§ Do this
Search the material for the word "diagram" and copy each line that holds it.

§ Provided material
>>>
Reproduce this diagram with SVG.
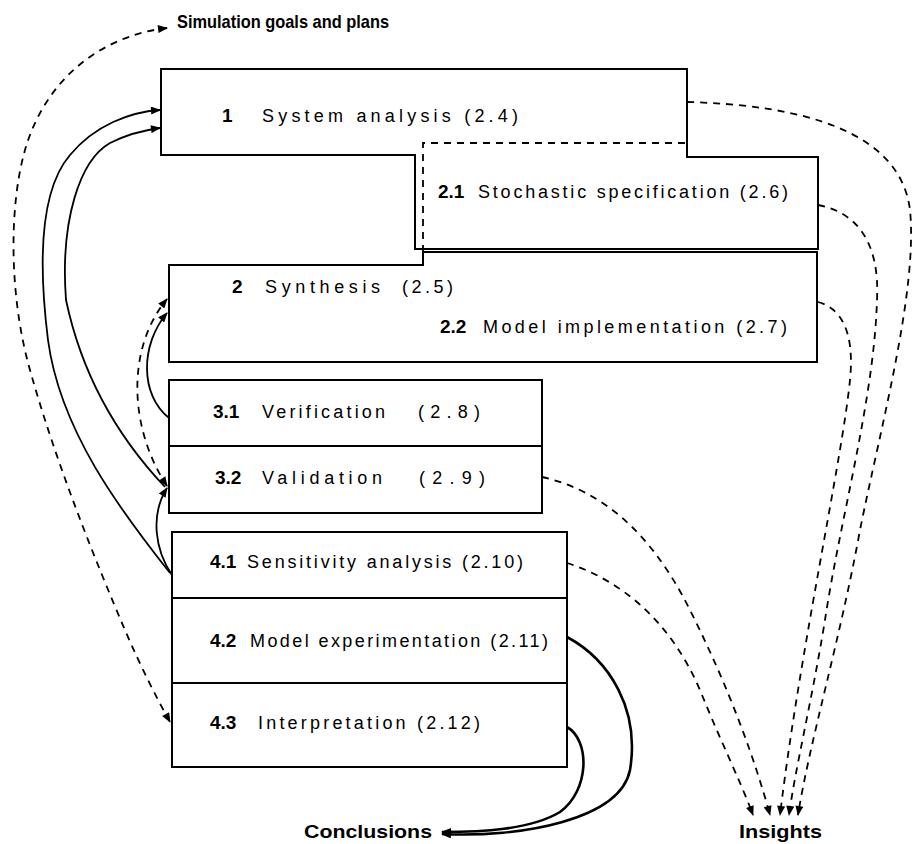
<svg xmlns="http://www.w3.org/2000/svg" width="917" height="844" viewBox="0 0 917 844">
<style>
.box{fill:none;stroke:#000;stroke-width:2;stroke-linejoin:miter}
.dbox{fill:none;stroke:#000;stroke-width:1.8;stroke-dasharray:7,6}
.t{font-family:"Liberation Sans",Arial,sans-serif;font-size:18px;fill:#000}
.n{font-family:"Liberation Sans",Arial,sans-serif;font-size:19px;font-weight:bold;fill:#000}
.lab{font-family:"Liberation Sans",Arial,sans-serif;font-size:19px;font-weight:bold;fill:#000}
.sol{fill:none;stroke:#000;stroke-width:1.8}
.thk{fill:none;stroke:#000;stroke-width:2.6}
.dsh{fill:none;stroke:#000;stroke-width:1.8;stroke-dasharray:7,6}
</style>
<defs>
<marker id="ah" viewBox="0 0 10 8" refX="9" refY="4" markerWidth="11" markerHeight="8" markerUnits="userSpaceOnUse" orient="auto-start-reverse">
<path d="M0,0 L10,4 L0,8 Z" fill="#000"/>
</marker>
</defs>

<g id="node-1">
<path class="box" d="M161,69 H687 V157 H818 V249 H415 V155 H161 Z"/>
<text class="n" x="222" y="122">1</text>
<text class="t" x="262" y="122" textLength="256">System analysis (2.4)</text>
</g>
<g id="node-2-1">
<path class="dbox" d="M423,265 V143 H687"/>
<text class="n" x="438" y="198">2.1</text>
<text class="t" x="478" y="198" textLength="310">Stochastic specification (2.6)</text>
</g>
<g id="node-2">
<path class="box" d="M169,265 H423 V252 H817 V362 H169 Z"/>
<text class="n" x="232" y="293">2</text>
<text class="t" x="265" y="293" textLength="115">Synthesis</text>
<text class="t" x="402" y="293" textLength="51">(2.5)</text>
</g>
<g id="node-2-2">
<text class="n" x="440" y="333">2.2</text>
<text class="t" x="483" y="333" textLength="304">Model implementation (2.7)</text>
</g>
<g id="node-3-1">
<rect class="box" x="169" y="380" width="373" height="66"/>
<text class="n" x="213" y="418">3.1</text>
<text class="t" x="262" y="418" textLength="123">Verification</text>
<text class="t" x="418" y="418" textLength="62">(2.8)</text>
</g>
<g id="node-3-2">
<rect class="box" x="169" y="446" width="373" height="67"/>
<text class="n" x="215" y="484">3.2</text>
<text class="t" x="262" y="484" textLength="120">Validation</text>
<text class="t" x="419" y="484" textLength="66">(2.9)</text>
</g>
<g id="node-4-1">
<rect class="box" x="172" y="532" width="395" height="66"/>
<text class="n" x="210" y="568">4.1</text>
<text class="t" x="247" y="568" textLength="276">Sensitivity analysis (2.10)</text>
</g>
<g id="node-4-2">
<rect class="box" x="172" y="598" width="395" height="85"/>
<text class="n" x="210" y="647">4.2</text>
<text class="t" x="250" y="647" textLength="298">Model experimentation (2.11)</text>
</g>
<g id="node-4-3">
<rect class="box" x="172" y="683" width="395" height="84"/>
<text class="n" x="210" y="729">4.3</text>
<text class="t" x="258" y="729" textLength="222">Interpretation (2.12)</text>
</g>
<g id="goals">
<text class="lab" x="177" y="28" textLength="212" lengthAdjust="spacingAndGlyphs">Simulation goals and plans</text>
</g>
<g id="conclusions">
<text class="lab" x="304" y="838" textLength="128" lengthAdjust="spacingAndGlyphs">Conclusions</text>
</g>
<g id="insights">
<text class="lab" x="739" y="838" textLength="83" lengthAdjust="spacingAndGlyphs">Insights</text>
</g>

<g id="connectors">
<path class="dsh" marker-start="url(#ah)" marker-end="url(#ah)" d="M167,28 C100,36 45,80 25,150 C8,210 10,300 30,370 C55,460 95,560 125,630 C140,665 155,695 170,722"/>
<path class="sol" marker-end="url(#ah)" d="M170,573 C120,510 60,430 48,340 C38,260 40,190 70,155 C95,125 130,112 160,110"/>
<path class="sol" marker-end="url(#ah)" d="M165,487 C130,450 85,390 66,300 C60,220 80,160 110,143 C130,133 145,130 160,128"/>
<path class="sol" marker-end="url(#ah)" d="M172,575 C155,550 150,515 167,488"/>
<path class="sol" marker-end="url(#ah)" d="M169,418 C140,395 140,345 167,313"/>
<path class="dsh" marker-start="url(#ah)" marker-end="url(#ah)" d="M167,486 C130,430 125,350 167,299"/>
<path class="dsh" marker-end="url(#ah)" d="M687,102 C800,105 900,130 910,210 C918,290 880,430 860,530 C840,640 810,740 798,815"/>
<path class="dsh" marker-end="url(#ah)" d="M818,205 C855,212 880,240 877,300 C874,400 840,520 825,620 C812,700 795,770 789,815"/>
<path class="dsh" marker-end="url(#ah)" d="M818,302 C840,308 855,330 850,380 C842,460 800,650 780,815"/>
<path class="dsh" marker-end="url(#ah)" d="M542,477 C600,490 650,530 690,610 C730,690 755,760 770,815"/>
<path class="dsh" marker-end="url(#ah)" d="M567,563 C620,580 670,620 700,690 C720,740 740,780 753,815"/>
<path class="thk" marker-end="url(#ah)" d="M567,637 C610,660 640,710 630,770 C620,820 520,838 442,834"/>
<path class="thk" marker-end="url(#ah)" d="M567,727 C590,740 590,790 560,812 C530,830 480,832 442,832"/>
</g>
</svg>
<<<
>>>
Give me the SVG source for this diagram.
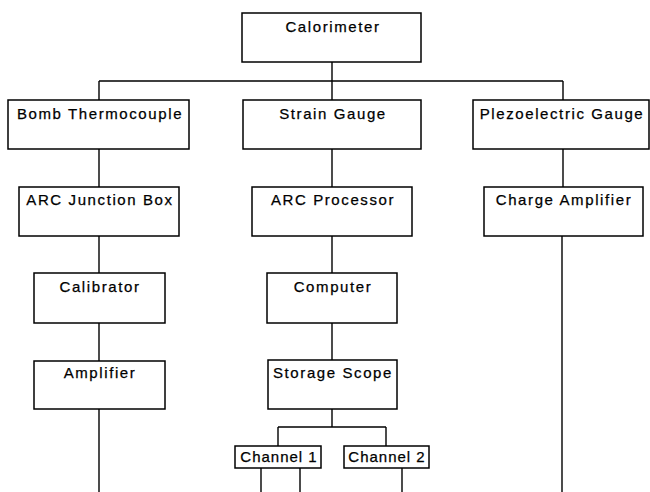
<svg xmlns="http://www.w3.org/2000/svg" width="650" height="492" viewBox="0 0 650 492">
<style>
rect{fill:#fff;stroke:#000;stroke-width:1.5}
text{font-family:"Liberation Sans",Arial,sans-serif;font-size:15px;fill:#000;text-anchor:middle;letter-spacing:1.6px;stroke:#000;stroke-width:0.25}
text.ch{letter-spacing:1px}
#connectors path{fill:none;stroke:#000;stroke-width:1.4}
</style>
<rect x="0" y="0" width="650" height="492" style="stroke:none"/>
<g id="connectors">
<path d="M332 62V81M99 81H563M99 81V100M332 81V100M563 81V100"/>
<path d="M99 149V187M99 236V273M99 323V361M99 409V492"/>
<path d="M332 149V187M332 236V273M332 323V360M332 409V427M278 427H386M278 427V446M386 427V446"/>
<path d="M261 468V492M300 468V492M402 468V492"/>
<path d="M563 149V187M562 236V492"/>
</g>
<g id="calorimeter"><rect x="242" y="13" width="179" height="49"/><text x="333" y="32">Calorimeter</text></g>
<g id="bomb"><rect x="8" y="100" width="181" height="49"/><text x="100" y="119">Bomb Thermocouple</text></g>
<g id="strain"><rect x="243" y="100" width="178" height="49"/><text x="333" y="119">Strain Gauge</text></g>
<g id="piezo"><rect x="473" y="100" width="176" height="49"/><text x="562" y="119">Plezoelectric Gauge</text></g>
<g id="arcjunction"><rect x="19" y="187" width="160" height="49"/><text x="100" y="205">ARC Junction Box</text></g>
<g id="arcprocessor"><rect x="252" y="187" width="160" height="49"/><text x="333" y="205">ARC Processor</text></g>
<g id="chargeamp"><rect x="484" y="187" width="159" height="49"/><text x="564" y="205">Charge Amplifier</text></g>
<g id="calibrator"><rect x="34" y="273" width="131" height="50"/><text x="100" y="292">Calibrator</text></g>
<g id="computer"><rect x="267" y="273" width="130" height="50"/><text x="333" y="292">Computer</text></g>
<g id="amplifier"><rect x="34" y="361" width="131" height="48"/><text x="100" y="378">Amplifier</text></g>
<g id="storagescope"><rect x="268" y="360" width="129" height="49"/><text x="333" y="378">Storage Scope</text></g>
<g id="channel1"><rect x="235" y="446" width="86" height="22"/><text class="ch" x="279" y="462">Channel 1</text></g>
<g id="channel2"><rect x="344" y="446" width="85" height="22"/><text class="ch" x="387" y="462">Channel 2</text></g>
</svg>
<<<
§ Answer to this exercise
Reproduce this diagram with SVG.
Give me the SVG source for this diagram.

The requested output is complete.